The responsibility rests with management. This is implemented through the implementation and continuous operation of an adequate system of internal control. Such a system reduces but does not eliminate the possibility of fraud and error. The auditor seeks reasonable assurance that fraud or error, which may be material to the financial statements, has not occurred or if it has occurred, the effect is properly reflected in the financial statements. The auditor should plan his work so that he has reasonable expectation of detecting material misstatements in the financial information resulting from fraud and error.

The auditor is and cannot be held responsible for the prevention of fraud and error.

Risk of fraud and error

In addition to weaknesses in the accounting and internal control system events which the risk of fraud and error include:

  1. Questions in respect to the integrity or competence of management. Where management is not honest and could misappropriate the company’s assets;
  2. Unusual pressures within an entity e.g. pressure on management to report a certain level of profits;
  3. Unusual transactions;
  4. Difficulties in obtaining sufficient appropriate audit evidence.

If circumstances indicate the possible existence of fraud or error, the auditor should consider the potential effect on the financial statements. If the effect is material the auditor should perform additional procedures to dispel the suspicion. Where confirmed the auditor should satisfy himself that the effect of the fraud is properly reflected in the financial statements or errors are corrected. The auditor should communicate his findings to management on a timely basis if:

  • He believes fraud may exist, even if the potential effect on the financial statements would be immaterial or
  • Fraud or error is actually found to exist.

Auditor’s general responsibility with regard to prevention of fraud

The primary responsibility for the prevention and detection of fraud rests with management. Management meets this responsibility by putting in place an internal control system that is aimed at preventing and detecting such fraud or error. E.g. segregation of duties is aimed at reducing changes of employees defrauding the company.

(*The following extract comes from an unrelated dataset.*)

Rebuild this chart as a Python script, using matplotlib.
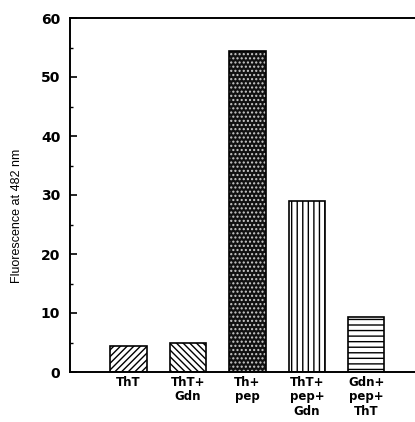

For the auditor prevention and detection of errors and fraud is only a secondary objective. The auditor seeks reasonable assurance that fraud or error, which may be material to the financial statements, has not occurred or if it has occurred that the effect is properly reflected in the financial statements.

Inherent limitations of an audit.

An audit is subject to the unavoidable risk that some material misstatement of the financial statements will not be detected, even though the audit is properly planned and performed in accordance with the ISA. The risk of not detecting misstatements resulting from fraud is higher than the risk of not detecting a material misstatement resulting from errors. This is because fraud involves acts designed to conceal it such as forgery and deliberate failure to record transactions. Unless the audit reveals evidence to the contrary, the auditor is entitled to accept representations from management as truthful and the documents as genuine.

However, the auditor should plan and perform his work with professional scepticism, recognising that conditions or events may be found that indicate that fraud or error may exist. Existence of an internal control system reduces the probability of misstatements in the financial reporting occurring due to frauds and errors but there is always a risk that the system may fail to operate as designed.

General Detection

The following procedures could be applied as general leads to where frauds or errors have taken place:

  • Compare the company’s balance sheet with those of previous two years.
  • Calculate ratios from the two balance sheets. The ratios to be calculated can be leverage ratio, activity ratios, performance ratio and profitability ratios.
  • Use searching inquiry to poise questions to management and the accounting staff.
  • Audit in depth such that the audit trail is established. Audit trail facilitates the checking a transaction recording process from the initial stage to the final stage of a transaction. For example an item like debtors one checks the date the sale took place, the invoice issued, the cash received at the date ofsale, any other cash receipts after the date of sale and the balance. The balance the auditor gets should correspond with the one in the accounts.
  • Consult third parties in and out of the firm for example by use of debtors circularisation or lawyers letters.
  • Use surprise checks and visits.
  • Compare budgeted and actual results. Investigate in-depth the cause of any variances.

Detection of errors.

  • Compare previous year’s figures with the current figure and ascertain that all changes are in order and authentic.
  • Cast the trial balance figures and ensure they balance.
  • Check the names of the accounts in ledgers and those recorded in the trial balance to ensure that there are no omissions.
  • Compare debtors and creditors from ledgers and those in trial balances. Debtors and creditors accounts are easily a source of confusion for incompetent staff especially when they involve many transactions.
  • Ensure that the totals of self-balancing accounts agree.
  • Count items in trial balance in the current account and compare those in the previous account. Investigate any differences.
  • Check totals of subsidiary books.